How does the IRS know about transactions? 

Nowadays, exchanges are under increasing pressure to report trading activity the same way stockbrokers do. As a result, the IRS is using existing laws when possible, and lobbying Congress to pass additional requirements. 

The IRS could also find out about extra income during a routine, random audit. The penalties for not properly reporting income include fines, interest on back taxes, and possible criminal charges for tax evasion. 

How to Prepare for the Crypto Tax Season 

The taxation of digital currency is very complex and requires good record-keeping. It’s important to be well-prepared for tax season by keeping both detailed records and supporting documents. 

It’s important to keep records of transactions for various reasons but especially in case of an audit.
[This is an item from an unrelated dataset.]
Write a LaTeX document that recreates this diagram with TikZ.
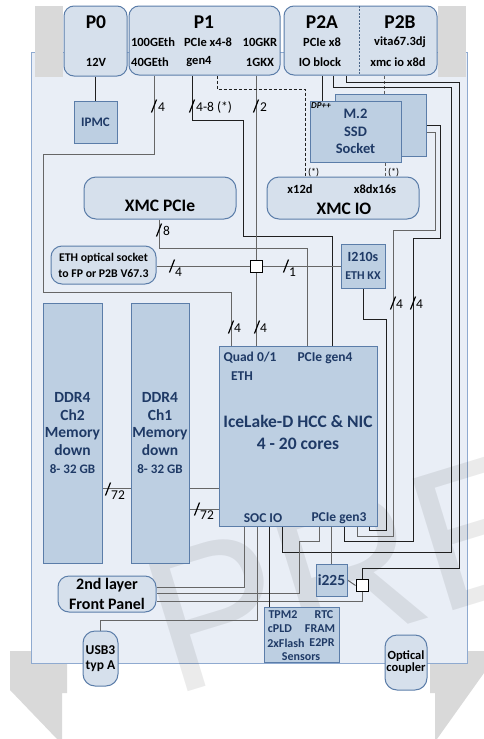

This is the information needed for digital currency on tax returns. 

  • Detailed Records — keep detailed records of all digital currency transactions to complete tax returns. 
  • Support Documentation — be able to back up the calculations in the event of an audit. U.S. tax law requires preserving records supporting tax returns. For digital assets, this would include all buying, selling, investing, and usage documentation. 
  • Permanent Records — Many may end up selling their digital currency years or decades after they originally bought it. If one buys and sells multiple times, they’ll also need records of past transactions and holdings to show that they used an appropriate cost-basis for the sale. 

What if an Investor Didn’t Pay Taxes in the Past? 

If an investor didn’t pay any crypto taxes in the past, it’s crucial to speak to a tax accountant as soon as possible. Interest and penalties will add up until taxes are paid, so not paying will only make matters worse over time. Normally, one needs to amend any prior-year tax returns to include the income and pay any additional amounts one owes.